◆ **Information provided**:

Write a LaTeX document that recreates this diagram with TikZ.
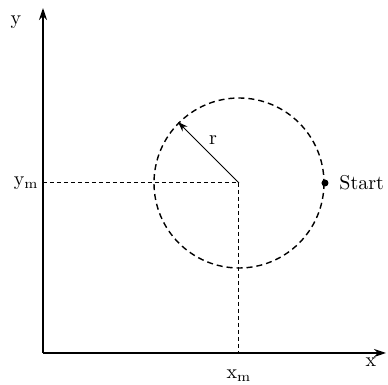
\documentclass[tikz,border=0pt]{standalone}
\usetikzlibrary{arrows.meta}
\begin{document}
\begin{tikzpicture}[x=0.5pt,y=-0.5pt,
  axis/.style={line width=0.8pt,-{Stealth[length=6pt,width=4pt]}},
  guide/.style={line width=0.5pt,dash pattern=on 2pt off 1.5pt},
  circ/.style={line width=0.7pt,dash pattern=on 3pt off 2pt},
  lab/.style={inner sep=0pt}]
\useasboundingbox (0,0) rectangle (388,385);
\coordinate (O) at (43,353);
\coordinate (ytop) at (43,8);
\coordinate (xend) at (386,353);
\coordinate (C) at (239,183);
\coordinate (ym) at (43,183);
\coordinate (xm) at (239,353);
\coordinate (R) at (178,122);
\draw[axis] (O) -- (ytop);
\draw[axis] (O) -- (xend);
\draw[guide] (ym) -- (C) -- (xm);
\draw[circ] (C) circle[radius=85];
\draw[line width=0.5pt,-{Stealth[length=5pt,width=3.5pt]}] (C) -- (R);
\node[lab] (rl) at (213,140) {r};
\node[circle,fill,inner sep=0pt,minimum size=3.5pt] (S) at (325,183) {};
\node[lab,anchor=west] (st) at (339,183) {Start};
\node[lab,anchor=east] (yml) at (39,183) {$\mathrm{y_m}$};
\node[lab] (xml) at (239,376) {$\mathrm{x_m}$};
\node[lab] (xl) at (371,362) {x};
\node[lab] (yl) at (16,22) {y};
\end{tikzpicture}
\end{document}
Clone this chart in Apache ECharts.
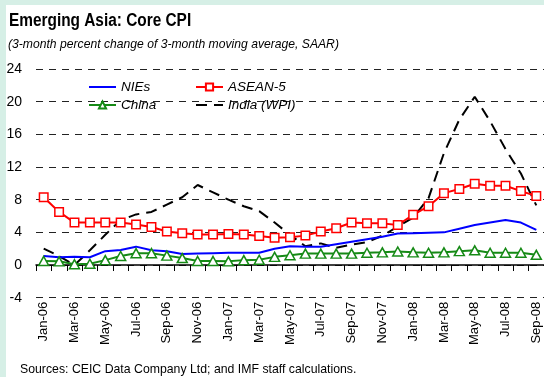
<!DOCTYPE html>
<html>
<head>
<meta charset="utf-8">
<script src="https://cdn.jsdelivr.net/npm/echarts@6/dist/echarts.min.js"></script>
<style>
  html, body { margin: 0; padding: 0; background: #d6efe6; }
  #chart { width: 544px; height: 377px; }
</style>
</head>
<body>
<div id="chart"></div>
<script>
// Monthly observations, Jan-06 to Sep-08
const months = [
  'Jan-06','Feb-06','Mar-06','Apr-06','May-06','Jun-06','Jul-06','Aug-06','Sep-06','Oct-06','Nov-06','Dec-06',
  'Jan-07','Feb-07','Mar-07','Apr-07','May-07','Jun-07','Jul-07','Aug-07','Sep-07','Oct-07','Nov-07','Dec-07',
  'Jan-08','Feb-08','Mar-08','Apr-08','May-08','Jun-08','Jul-08','Aug-08','Sep-08'
];
const nies = [1.1, 0.95, 1.0, 0.95, 1.7, 1.85, 2.25, 1.8, 1.7, 1.35, 1.4, 1.45, 1.5, 1.5, 1.5, 2.0, 2.3,
  2.25, 2.25, 2.55, 2.85, 3.15, 3.45, 3.85, 3.9, 3.95, 4.0, 4.45, 4.9, 5.2, 5.5, 5.2, 4.3];
const asean5 = [8.3, 6.5, 5.2, 5.2, 5.2, 5.2, 4.95, 4.65, 4.1, 3.9, 3.75, 3.75, 3.8, 3.75, 3.55, 3.35, 3.4,
  3.6, 4.1, 4.5, 5.2, 5.1, 5.1, 4.9, 6.15, 7.2, 8.8, 9.3, 9.95, 9.7, 9.7, 9.05, 8.45];
const china = [0.5, 0.45, 0.1, 0.15, 0.6, 1.1, 1.45, 1.45, 1.15, 0.85, 0.5, 0.5, 0.45, 0.6, 0.65, 1.0, 1.2,
  1.4, 1.4, 1.4, 1.4, 1.5, 1.55, 1.65, 1.55, 1.5, 1.55, 1.7, 1.8, 1.5, 1.5, 1.5, 1.25];
const indiaWpi = [2.0, 1.1, 0.0, 1.8, 3.7, 5.5, 6.2, 6.5, 7.4, 8.3, 9.8, 8.9, 8.0, 7.2, 6.6, 5.2, 3.7,
  2.3, 2.65, 2.1, 2.5, 2.8, 3.6, 4.7, 5.8, 8.2, 13.7, 17.8, 20.6, 17.6, 14.2, 11.2, 7.3];
const yTicks = { min: -4, max: 24, step: 4 };

const FONT = '"Liberation Sans", Arial, sans-serif';

const chart = echarts.init(document.getElementById('chart'), null, { renderer: 'canvas' });

// One legend block per series so the two-column layout can be placed freely
function legendAt(name, left, top, hideSymbol) {
  const lg = {
    data: [name], left: left, top: top, padding: 0,
    itemWidth: 27, itemHeight: 9, itemGap: 0,
    textStyle: { fontFamily: FONT, fontStyle: 'italic', fontSize: 13.5, color: '#000' },
    selectedMode: false
  };
  if (hideSymbol) lg.itemStyle = { opacity: 0 };
  return lg;
}

chart.setOption({
  backgroundColor: '#d6efe6',
  animation: false,
  graphic: [
    { type: 'rect', z: -10, shape: { x: 6, y: 5, width: 540, height: 375 }, style: { fill: '#ffffff' }, silent: true },
    { type: 'text', x: 9, y: 12, scaleX: 0.855, style: { text: 'Emerging Asia: Core CPI', font: 'bold 18px ' + FONT, fill: '#000' } },
    { type: 'text', x: 8, y: 37, scaleX: 0.9, style: { text: '(3-month percent change of 3-month moving average, SAAR)', font: 'italic 13.5px ' + FONT, fill: '#000' } },
    { type: 'text', x: 20, y: 362, scaleX: 0.91, style: { text: 'Sources: CEIC Data Company Ltd; and IMF staff calculations.', font: '13.5px ' + FONT, fill: '#000' } }
  ],
  legend: [
    legendAt('NIEs', 88, 80, true),
    legendAt('ASEAN-5', 195, 80, false),
    legendAt('China', 88, 98, false),
    legendAt('India (WPI)', 195, 98, true)
  ],
  grid: { left: 36, top: 69, width: 513.5, bottom: 79.3, containLabel: false },
  xAxis: [
    {
      type: 'category', data: months, boundaryGap: true,
      axisLine: { onZero: true, lineStyle: { color: '#000', width: 1.5 } },
      axisTick: { show: true, interval: 0, length: 6, lineStyle: { color: '#000', width: 1 } },
      axisLabel: { show: false },
      splitLine: { show: false }
    },
    {
      type: 'category', data: months, boundaryGap: true, position: 'bottom',
      axisLine: { show: false, onZero: false },
      axisTick: { show: false },
      axisLabel: { show: true, interval: 1, rotate: 90, margin: 4, fontFamily: FONT, fontSize: 13, color: '#000' },
      splitLine: { show: false }
    }
  ],
  yAxis: {
    type: 'value', min: yTicks.min, max: yTicks.max, interval: yTicks.step,
    axisLine: { show: false }, axisTick: { show: false },
    axisLabel: { margin: 14, fontFamily: FONT, fontSize: 14, color: '#000' },
    splitLine: { show: true, lineStyle: { color: '#222', width: 1, type: [7, 6] } }
  },
  series: [
    {
      name: 'NIEs', type: 'line', data: nies, xAxisIndex: 0,
      symbol: 'none', lineStyle: { color: '#0000ff', width: 2 }, itemStyle: { color: '#0000ff' }, z: 3
    },
    {
      name: 'ASEAN-5', type: 'line', data: asean5, xAxisIndex: 0,
      symbol: 'rect', symbolSize: 8.5, showAllSymbol: true,
      lineStyle: { color: '#ff0000', width: 2 },
      itemStyle: { color: '#ffffff', borderColor: '#ff0000', borderWidth: 1.5 }, z: 4
    },
    {
      name: 'China', type: 'line', data: china, xAxisIndex: 0,
      symbol: 'triangle', symbolSize: [10, 9], showAllSymbol: true,
      lineStyle: { color: '#168a16', width: 2 },
      itemStyle: { color: '#ffffff', borderColor: '#168a16', borderWidth: 1.5 }, z: 5
    },
    {
      name: 'India (WPI)', type: 'line', data: indiaWpi, xAxisIndex: 0,
      symbol: 'none', lineStyle: { color: '#000000', width: 2, type: [11, 7] }, itemStyle: { color: '#000' }, z: 2
    }
  ]
});
</script>
</body>
</html>
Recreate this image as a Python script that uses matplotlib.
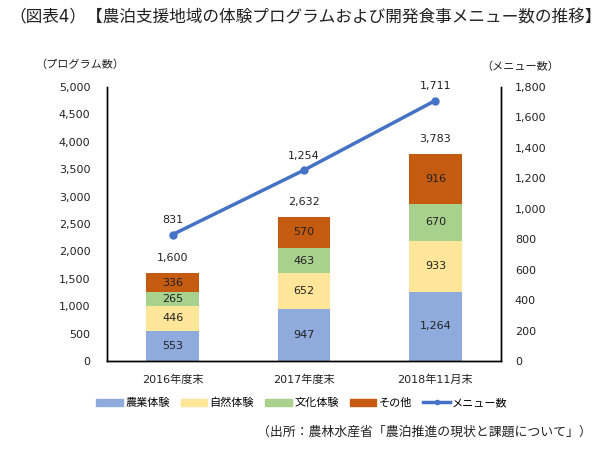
import matplotlib
matplotlib.use("Agg")
import matplotlib.pyplot as plt
import matplotlib.patches as mpatches
import matplotlib.lines as mlines
from matplotlib.ticker import FuncFormatter

plt.rcParams['font.family'] = ['DejaVu Sans', 'Noto Sans CJK JP']

categories = ['2016年度末', '2017年度末', '2018年11月末']
farm = [553, 947, 1264]
nature = [446, 652, 933]
culture = [265, 463, 670]
other = [336, 570, 916]
totals = [1600, 2632, 3783]
menu = [831, 1254, 1711]

series_names = ['農業体験', '自然体験', '文化体験', 'その他']
colors = ['#8FAADC', '#FFE699', '#A9D18E', '#C55A11']
line_color = '#4472C4'
txt = '#222222'

fig = plt.figure(figsize=(6.01, 4.49), dpi=100)
ax = fig.add_axes([107/601, 1-361/449, 394/601, 274/449])
ax2 = ax.twinx()

x = list(range(len(categories)))
bottom = [0, 0, 0]
for vals, c in zip([farm, nature, culture, other], colors):
    ax.bar(x, vals, 0.4, bottom=bottom, color=c, zorder=2)
    for i, v in enumerate(vals):
        ax.text(i, bottom[i] + v / 2, f'{v:,}', ha='center', va='center', fontsize=8, color=txt, zorder=3)
    bottom = [b + v for b, v in zip(bottom, vals)]

for i, t in enumerate(totals):
    ax.text(i, t + 180, f'{t:,}', ha='center', va='bottom', fontsize=8, color=txt)

ax2.plot(x, menu, color=line_color, lw=2.5, marker='o', ms=5, zorder=4)
for i, m in enumerate(menu):
    ax2.text(i, m + 60, f'{m:,}', ha='center', va='bottom', fontsize=8, color=txt)

ax.set_xlim(-0.5, 2.5)
ax.set_ylim(0, 5000)
ax2.set_ylim(0, 1800)
ax.set_yticks(range(0, 5001, 500))
ax2.set_yticks(range(0, 1801, 200))
fmt = FuncFormatter(lambda v, p: f'{int(v):,}')
ax.yaxis.set_major_formatter(fmt)
ax2.yaxis.set_major_formatter(fmt)
ax.set_xticks(x)
ax.set_xticklabels(categories)

for a in (ax, ax2):
    a.spines['top'].set_visible(False)
    a.tick_params(length=0, labelsize=8, colors=txt)
    for s in ('left', 'right', 'bottom'):
        a.spines[s].set_linewidth(1.0)
ax.tick_params(axis='x', pad=10)
ax.tick_params(axis='y', pad=12)
ax2.tick_params(axis='y', pad=10)

fig.text(0.508, 1-17/449, '（図表4）【農泊支援地域の体験プログラムおよび開発食事メニュー数の推移】',
         ha='center', va='center', fontsize=12, color=txt)
fig.text(80/601, 1-65/449, '（プログラム数）', ha='center', va='center', fontsize=8, color=txt)
fig.text(520/601, 1-67/449, '（メニュー数）', ha='center', va='center', fontsize=8, color=txt)
fig.text(592/601, 1-432/449, '（出所：農林水産省「農泊推進の現状と課題について」）',
         ha='right', va='center', fontsize=9.3, color=txt)

handles = [mpatches.Patch(color=c, label=n) for c, n in zip(colors, series_names)]
handles.append(mlines.Line2D([], [], color=line_color, lw=2.5, marker='o', ms=3, label='メニュー数'))
fig.legend(handles=handles, loc='center', bbox_to_anchor=(302/601, 1-403/449), ncol=5, frameon=False,
           fontsize=8, handlelength=2.4, handleheight=0.6, columnspacing=1.0, handletextpad=0.2)

fig.savefig('out.png', dpi=100)
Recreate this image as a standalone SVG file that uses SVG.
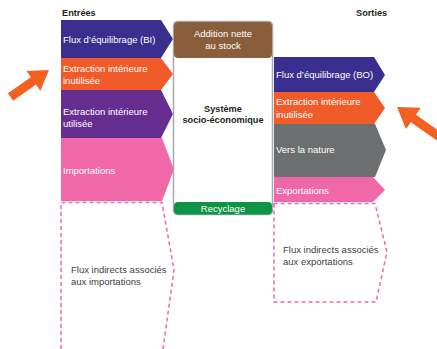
<svg xmlns="http://www.w3.org/2000/svg" width="437" height="349" viewBox="0 0 437 349">
  <style>
    text { font-family: "Liberation Sans", Arial, sans-serif; font-size: 9.5px; }
    .w { fill: #ffffff; }
    .d { fill: #414042; }
    .h { fill: #231f20; font-weight: bold; font-size: 9.2px; }
    .mid { text-anchor: middle; }
    .dash { fill: none; stroke: #f06aa7; stroke-width: 1.5; stroke-dasharray: 4 3; }
    .pointer { fill: #f26122; }
  </style>
  <rect width="437" height="349" fill="#ffffff"/>

  <!-- column headings -->
  <text class="h" x="62" y="16">Entrées</text>
  <text class="h" x="356" y="16">Sorties</text>

  <!-- inputs -->
  <g id="in-bi">
    <polygon points="61,20 161,20 173,39 161,58 61,58" fill="#3a2e8e"/>
    <text class="w" x="63" y="43">Flux d’équilibrage (BI)</text>
  </g>
  <g id="in-unused">
    <polygon points="61,58 161,58 173,74 161,90 61,90" fill="#f15a29"/>
    <text class="w" x="63" y="72">Extraction intérieure</text>
    <text class="w" x="63" y="84">inutilisée</text>
  </g>
  <g id="in-used">
    <polygon points="61,90 161,90 173,114 161,138 61,138" fill="#662d91"/>
    <text class="w" x="63" y="115">Extraction intérieure</text>
    <text class="w" x="63" y="127">utilisée</text>
  </g>
  <g id="in-imports">
    <polygon points="61,138 162,138 174,169.5 162,201 61,201" fill="#f068a8"/>
    <text class="w" x="63" y="174">Importations</text>
  </g>
  <g id="in-indirect">
    <path class="dash" d="M61,349 V202.5 H162 L174,270 L163,349"/>
    <text class="d" x="71" y="273">Flux indirects associés</text>
    <text class="d" x="71" y="285">aux importations</text>
  </g>

  <!-- socio-economic system -->
  <g id="system">
    <rect x="173.5" y="21.5" width="99" height="193" rx="4" fill="#ffffff" stroke="#a7a9ac" stroke-width="1.5"/>
    <text class="h mid" x="223" y="112">Système</text>
    <text class="h mid" x="223" y="123">socio-économique</text>
  </g>
  <g id="stock">
    <rect x="174" y="22" width="98" height="36" rx="4" fill="#8a5d3b"/>
    <text class="w mid" x="223" y="37">Addition nette</text>
    <text class="w mid" x="223" y="49">au stock</text>
  </g>
  <g id="recycling">
    <rect x="174" y="202" width="98" height="12.5" rx="4" fill="#0e9447"/>
    <text class="w mid" x="223" y="211.5">Recyclage</text>
  </g>

  <!-- outputs -->
  <g id="out-bo">
    <polygon points="274,57 374,57 385,75 374,92 274,92" fill="#3a2e8e"/>
    <text class="w" x="276" y="78">Flux d’équilibrage (BO)</text>
  </g>
  <g id="out-unused">
    <polygon points="274,92 374,92 385,108 374,124 274,124" fill="#f15a29"/>
    <text class="w" x="276" y="105">Extraction intérieure</text>
    <text class="w" x="276" y="118">inutilisée</text>
  </g>
  <g id="out-nature">
    <polygon points="274,124 375,124 386,150 375,177 274,177" fill="#6d6e70"/>
    <text class="w" x="276" y="153">Vers la nature</text>
  </g>
  <g id="out-exports">
    <polygon points="274,177 373,177 385,190 373,202 274,202" fill="#f068a8"/>
    <text class="w" x="276" y="194">Exportations</text>
  </g>
  <g id="out-indirect">
    <path class="dash" d="M274,203.5 V302 H376 L387,252 L375,203.5 Z"/>
    <text class="d" x="283" y="253">Flux indirects associés</text>
    <text class="d" x="283" y="265">aux exportations</text>
  </g>

  <!-- highlight pointers -->
  <g id="connectors">
    <polygon class="pointer" transform="translate(49,70) rotate(-35)" points="0,0 -19,-12 -19,-4.5 -47,-4.5 -47,4.5 -19,4.5 -19,12"/>
    <polygon class="pointer" transform="translate(397,107) rotate(215)" points="0,0 -20,-13 -20,-4.5 -60,-4.5 -60,4.5 -20,4.5 -20,13"/>
  </g>
</svg>
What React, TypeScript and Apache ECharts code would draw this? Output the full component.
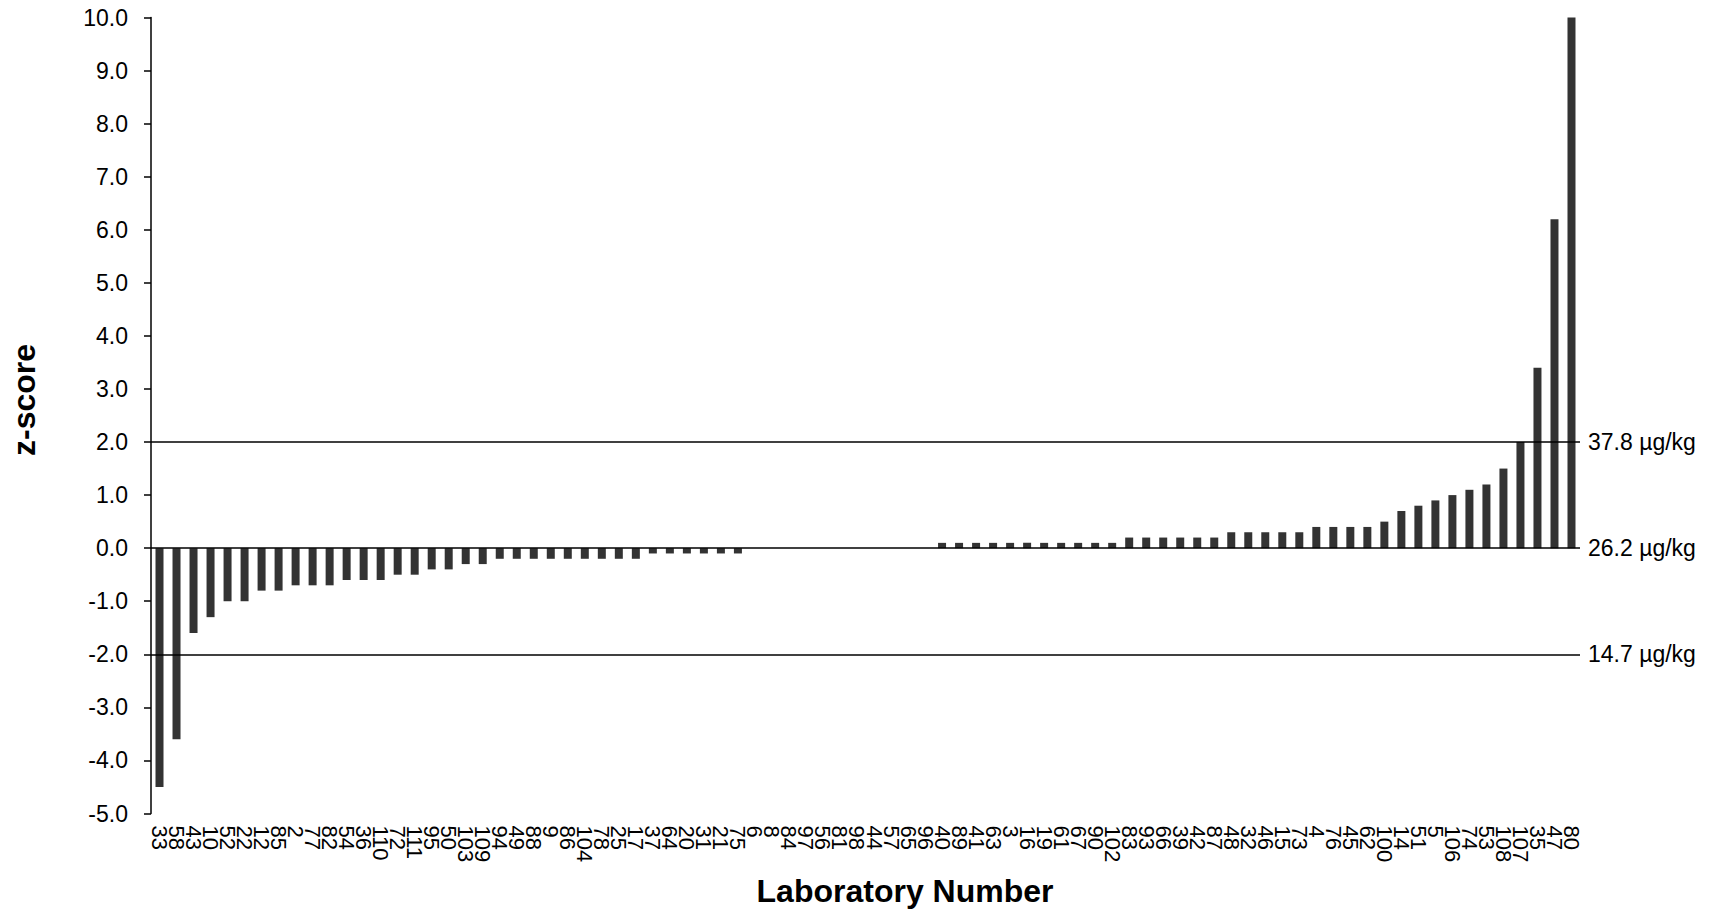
import React, { useEffect, useRef } from "react";
import * as echarts from "echarts";

const labNumbers: string[] = [
  "33", "58", "43", "10", "52", "22", "12", "85", "2", "77", "82", "54", "36", "110", "72", "111", "95",
  "50", "103", "109", "94", "49", "88", "9", "86", "104", "78", "25", "17", "37", "64", "20", "31", "21",
  "75", "6", "8", "84", "97", "56", "81", "98", "44", "57", "65", "96", "40", "89", "41", "63", "3",
  "16", "19", "61", "67", "90", "102", "83", "93", "66", "39", "42", "87", "48", "32", "46", "15", "73",
  "4", "76", "45", "62", "100", "14", "51", "5", "106", "74", "53", "108", "107", "35", "47", "80",
];

const zScores: number[] = [
  -4.5, -3.6, -1.6, -1.3, -1.0, -1.0, -0.8, -0.8, -0.7, -0.7, -0.7, -0.6, -0.6, -0.6, -0.5, -0.5, -0.4,
  -0.4, -0.3, -0.3, -0.2, -0.2, -0.2, -0.2, -0.2, -0.2, -0.2, -0.2, -0.2, -0.1, -0.1, -0.1, -0.1, -0.1,
  -0.1, 0, 0, 0, 0, 0, 0, 0, 0, 0, 0, 0, 0.1, 0.1, 0.1, 0.1, 0.1,
  0.1, 0.1, 0.1, 0.1, 0.1, 0.1, 0.2, 0.2, 0.2, 0.2, 0.2, 0.2, 0.3, 0.3, 0.3, 0.3, 0.3,
  0.4, 0.4, 0.4, 0.4, 0.5, 0.7, 0.8, 0.9, 1.0, 1.1, 1.2, 1.5, 2.0, 3.4, 6.2, 10.0,
];

const refLineValues: number[] = [2, 0, -2];
const refLineLabels: string[] = ["37.8 µg/kg", "26.2 µg/kg", "14.7 µg/kg"];

const yMin = -5;
const yMax = 10;
const yStep = 1;

const FONT = '"Liberation Sans", Arial, Helvetica, sans-serif';

export default function App() {
  const ref = useRef<HTMLDivElement>(null);

  useEffect(() => {
    if (!ref.current) return;
    const chart = echarts.init(ref.current, null, { renderer: "svg" });
    chart.setOption({
      animation: false,
      backgroundColor: "#ffffff",
      textStyle: { fontFamily: FONT },
      grid: { left: 151, right: 135, top: 17.5, bottom: 97.5, containLabel: false },
      xAxis: {
        type: "category",
        data: labNumbers,
        boundaryGap: true,
        axisLine: { show: false, onZero: false },
        axisTick: { show: false },
        splitLine: { show: false },
        axisLabel: {
          interval: 0,
          rotate: -90,
          margin: 12,
          fontSize: 22,
          color: "#000",
          fontFamily: FONT,
        },
      },
      yAxis: {
        type: "value",
        min: yMin,
        max: yMax,
        interval: yStep,
        axisLine: { show: true, lineStyle: { color: "#000", width: 1.5 } },
        axisTick: { show: true, inside: false, length: 7, lineStyle: { color: "#000", width: 1.5 } },
        splitLine: { show: false },
        axisLabel: {
          margin: 23,
          fontSize: 23,
          color: "#000",
          fontFamily: FONT,
          formatter: (v: number) => v.toFixed(1),
        },
      },
      series: [
        {
          type: "bar",
          data: zScores,
          barWidth: 8,
          itemStyle: { color: "#333333" },
          markLine: {
            silent: true,
            symbol: ["none", "none"],
            lineStyle: { color: "#000", width: 1.5, type: "solid" },
            label: {
              show: true,
              position: "end",
              distance: 8,
              formatter: "{b}",
              fontSize: 23,
              color: "#000",
              fontFamily: FONT,
            },
            data: refLineValues.map((v, i) => ({ yAxis: v, name: refLineLabels[i] })),
          },
        },
      ],
      graphic: [
        {
          type: "text",
          x: 24,
          y: 400,
          rotation: Math.PI / 2,
          style: {
            text: "z-score",
            fontSize: 32,
            fontWeight: "bold",
            fontFamily: FONT,
            fill: "#000",
            align: "center",
            verticalAlign: "middle",
            textAlign: "center",
            textVerticalAlign: "middle",
          },
        },
        {
          type: "text",
          x: 905,
          y: 891,
          style: {
            text: "Laboratory Number",
            fontSize: 32,
            fontWeight: "bold",
            fontFamily: FONT,
            fill: "#000",
            align: "center",
            verticalAlign: "middle",
            textAlign: "center",
            textVerticalAlign: "middle",
          },
        },
      ],
    });
    return () => chart.dispose();
  }, []);

  return (
    <div
      ref={ref}
      style={{ position: "fixed", left: 0, top: 0, width: 1715, height: 911, background: "#fff" }}
    />
  );
}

◆ **Given exercise**: Copy exactly the material above from the line with "What React, TypeScript" to the line with "const ref = useRef<HTMLDivElement>(null);", ends included, and nothing else. Leave out any picture.

◆ **Solved problem**:
What React, TypeScript and Apache ECharts code would draw this? Output the full component.
import React, { useEffect, useRef } from "react";
import * as echarts from "echarts";

const labNumbers: string[] = [
  "33", "58", "43", "10", "52", "22", "12", "85", "2", "77", "82", "54", "36", "110", "72", "111", "95",
  "50", "103", "109", "94", "49", "88", "9", "86", "104", "78", "25", "17", "37", "64", "20", "31", "21",
  "75", "6", "8", "84", "97", "56", "81", "98", "44", "57", "65", "96", "40", "89", "41", "63", "3",
  "16", "19", "61", "67", "90", "102", "83", "93", "66", "39", "42", "87", "48", "32", "46", "15", "73",
  "4", "76", "45", "62", "100", "14", "51", "5", "106", "74", "53", "108", "107", "35", "47", "80",
];

const zScores: number[] = [
  -4.5, -3.6, -1.6, -1.3, -1.0, -1.0, -0.8, -0.8, -0.7, -0.7, -0.7, -0.6, -0.6, -0.6, -0.5, -0.5, -0.4,
  -0.4, -0.3, -0.3, -0.2, -0.2, -0.2, -0.2, -0.2, -0.2, -0.2, -0.2, -0.2, -0.1, -0.1, -0.1, -0.1, -0.1,
  -0.1, 0, 0, 0, 0, 0, 0, 0, 0, 0, 0, 0, 0.1, 0.1, 0.1, 0.1, 0.1,
  0.1, 0.1, 0.1, 0.1, 0.1, 0.1, 0.2, 0.2, 0.2, 0.2, 0.2, 0.2, 0.3, 0.3, 0.3, 0.3, 0.3,
  0.4, 0.4, 0.4, 0.4, 0.5, 0.7, 0.8, 0.9, 1.0, 1.1, 1.2, 1.5, 2.0, 3.4, 6.2, 10.0,
];

const refLineValues: number[] = [2, 0, -2];
const refLineLabels: string[] = ["37.8 µg/kg", "26.2 µg/kg", "14.7 µg/kg"];

const yMin = -5;
const yMax = 10;
const yStep = 1;

const FONT = '"Liberation Sans", Arial, Helvetica, sans-serif';

export default function App() {
  const ref = useRef<HTMLDivElement>(null);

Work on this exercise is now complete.